WASHINGTON – Speaking to the Latin-American Development Bank on Friday, Vice President Joe Biden made formal the anticipated Obama administration plan to grant refugee status to some people under the age of 21 in Guatemala, Honduras and El Salvador whose parents legally reside in the U.S.
WND reported in July that representatives of the United Nations High Commissioner for Refugees, or UNHRC, were holding “intense discussions” about the possibility of extending U.N. protection to the thousands of Central American crossing the border with Mexico illegally by defining them as “refugees” seeking asylum from domestic and political violence in their home nations.
While details of the plan remain sketchy, the extension of the U.S. State Department-administered refugee program that currently allows some 4,000 Cubans and Colombians to enter the U.S. legally would open the U.S. embassies in El Salvador, Honduras and Guatemala to families seeking to obtain refugee status for their children.
While Biden’s announcement had few details, conceivably State Department airplanes could be provided to transport the Central American children granted refugee status. It would enable them to avoid the risk of paying coyotes and criminal gangs to travel through Mexico cross the U.S. southern border.
Unnamed U.S. officials told reporters prior to Biden’s announcement that children deemed refugees will be allowed to work immediately upon entry in the U.S. and apply for permanent residency the next year and for naturalization five years later.
‘Abusive new policy’
Rep. Bob Goodlatte, R-Va., in a statement posted on his House website, criticized Obama’s plan to extend refugee status to Central American children as “simply a government-granted border surge.”
Goodlatte said that under the “abusive new policy, unlawful immigrants in the United States, once they are granted executive amnesty by the president, can now rely on the Obama administration to bring their child, and possibly their spouse, who are in Central America to our country.”
He specifically objected to the granting of amnesty.
“Rather than take the necessary steps to end the crisis at the border, the Obama administration perpetuates it by abusing a legal tool meant to be used sparingly to bring people to the United States and instead apply it to the masses in Central America.”
Goodlatte worried that if Obama moves forward to grant immigrants legal status through a series of executive orders issued without congressional approval or oversight, as expected next week, “the policy announced today could open Pandora’s box, allowing potentially even more people to come to the United States.”
“This is bad policy,” Goodlatte insisted, “and undermines the integrity of our immigration system.”
Goodlatte pointed out that Obama’s extension of refugee status generally to Latin American children violates the policy of “humanitarian parole” announced on the website of the U.S. Citizenship and Immigration Services.
There, the USCIS points out that the agency has the authority to “grant parole temporarily to a anyone applying for admission into the United States based on urgent humanitarian reasons or if there is a significant public benefit.”

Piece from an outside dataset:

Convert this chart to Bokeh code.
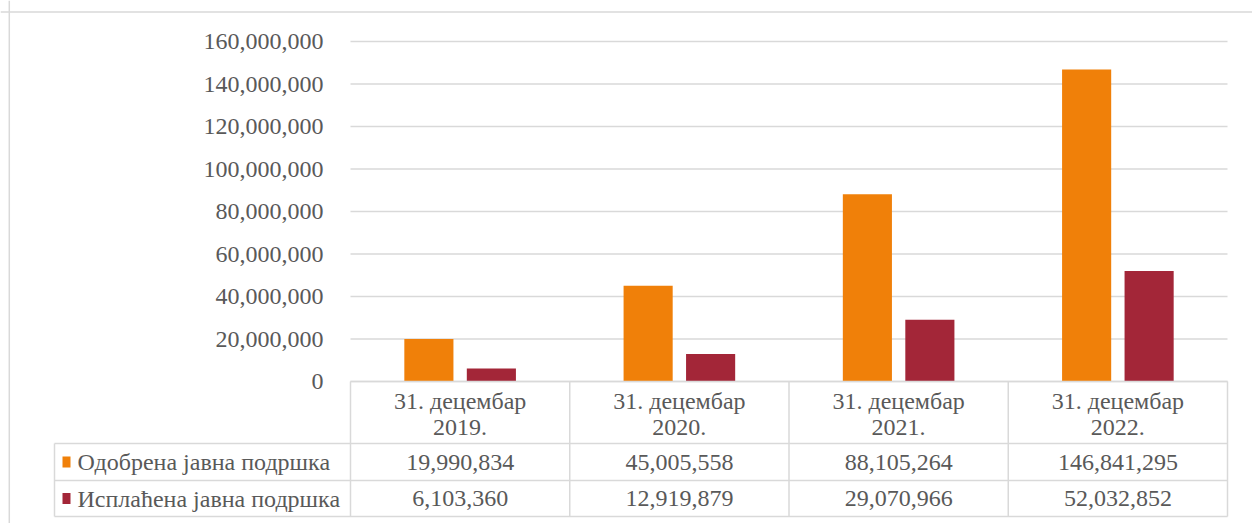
from bokeh.plotting import figure
from bokeh.models import (Range1d, LinearAxis, FixedTicker, NumeralTickFormatter, Span)
from bokeh.core.properties import value
from bokeh.embed import file_html
from bokeh.resources import INLINE

# ---------------- data ----------------
categories = ["31. децембар\n2019.", "31. децембар\n2020.",
              "31. децембар\n2021.", "31. децембар\n2022."]
series_names = ["Одобрена јавна подршка", "Исплаћена јавна подршка"]
odobrena = [19990834, 45005558, 88105264, 146841295]
isplacena = [6103360, 12919879, 29070966, 52032852]
y_ticks = [0, 20000000, 40000000, 60000000, 80000000,
           100000000, 120000000, 140000000, 160000000]

# ---------------- styles / layout ----------------
ORANGE = "#F08009"
RED = "#A32638"
TXT = "#595959"
GRID = "#D9D9D9"
FONT = "Liberation Serif"
FS = "24px"

W, H = 1252, 523
PX_CAT = 219.25          # pixels per category column
PX_M = 2.125 / 1e6       # pixels per unit value
X0 = 350                 # canvas x of plot-area left
Y0 = 381                 # canvas y of value 0

def dx(px):  # canvas x -> data x
    return (px - X0) / PX_CAT

def dy(py):  # canvas y -> data y
    return (Y0 - py) / PX_M

p = figure(width=W, height=H, output_backend="svg", toolbar_location=None,
           x_axis_type=None, y_axis_type=None,
           x_range=Range1d(dx(0), dx(W)), y_range=Range1d(dy(H), dy(0)),
           min_border=0, outline_line_color=None)
p.xgrid.visible = False
p.ygrid.visible = False
p.background_fill_color = "white"
p.border_fill_color = "white"

# y axis placed at plot-area left edge
yax = LinearAxis(fixed_location=0, ticker=FixedTicker(ticks=y_ticks),
                 formatter=NumeralTickFormatter(format="0,0"),
                 axis_line_color=None, major_tick_line_color=None,
                 minor_tick_line_color=None, major_label_standoff=21,
                 major_label_text_font=FONT, major_label_text_font_size=FS,
                 major_label_text_color=TXT)
p.add_layout(yax, "left")

ncat = len(categories)
# gridlines
p.segment(x0=[0] * len(y_ticks), x1=[ncat] * len(y_ticks), y0=y_ticks, y1=y_ticks,
          line_color=GRID, line_width=1.3)

# bars
xs = [i + 0.5 for i in range(ncat)]
bw = 0.224
off = 0.1425
p.vbar(x=[x - off for x in xs], top=odobrena, width=bw, bottom=0,
       fill_color=ORANGE, line_color=None)
p.vbar(x=[x + off for x in xs], top=isplacena, width=bw, bottom=0,
       fill_color=RED, line_color=None)

# ---------------- data table ----------------
y_hdr = 0
y_r1 = dy(443)
y_r2 = dy(480)
y_bot = dy(516)
x_leg = dx(54)

segs_x0, segs_x1, segs_y0, segs_y1 = [], [], [], []
# horizontal lines
segs_x0 += [0, x_leg, x_leg, x_leg]
segs_x1 += [ncat] * 4
segs_y0 += [y_hdr, y_r1, y_r2, y_bot]
segs_y1 += [y_hdr, y_r1, y_r2, y_bot]
# vertical lines
for i in range(ncat + 1):
    segs_x0.append(i); segs_x1.append(i); segs_y0.append(y_hdr); segs_y1.append(y_bot)
segs_x0.append(x_leg); segs_x1.append(x_leg); segs_y0.append(y_r1); segs_y1.append(y_bot)
p.segment(x0=segs_x0, x1=segs_x1, y0=segs_y0, y1=segs_y1,
          line_color=GRID, line_width=1.5)

# header texts
p.text(x=xs, y=[dy(413)] * ncat, text=categories,
       text_font=value(FONT), text_font_size=FS, text_color=TXT,
       text_align="center", text_baseline="middle", text_line_height=1.0)

# value rows
row_mid = [(y_r1 + y_r2) / 2, (y_r2 + y_bot) / 2]
for vals, ym in zip([odobrena, isplacena], row_mid):
    p.text(x=xs, y=[ym] * ncat, text=[f"{v:,}" for v in vals],
           text_font=value(FONT), text_font_size=FS, text_color=TXT,
           text_align="center", text_baseline="middle")

# legend keys + names
p.rect(x=[dx(66)] * 2, y=row_mid, width=8, height=11,
       width_units="screen", height_units="screen",
       fill_color=[ORANGE, RED], line_color=None)
p.text(x=[dx(77)] * 2, y=row_mid, text=series_names,
       text_font=value(FONT), text_font_size=FS, text_color=TXT,
       text_align="left", text_baseline="middle")

# chart border (top and left edges visible in reference)
p.add_layout(Span(location=dy(11.5), dimension="width", line_color=GRID, line_width=1.5))
p.add_layout(Span(location=dx(8.8), dimension="height", line_color=GRID, line_width=1.5))

open("out.html", "w").write(file_html(p, INLINE))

But the grant of temporary parole is limited to “a period of time that corresponds with the length of the emergency or humanitarian situation.”
The USCIS policy of “humanitarian parole” further specifies that “parolees must depart the United States before the expiration of the parole.”
The definition of “refugee status” as a grant of permanent residency and the possibility of citizenship is more consistent with various United Nations High Commissioner for Refugees international conventions.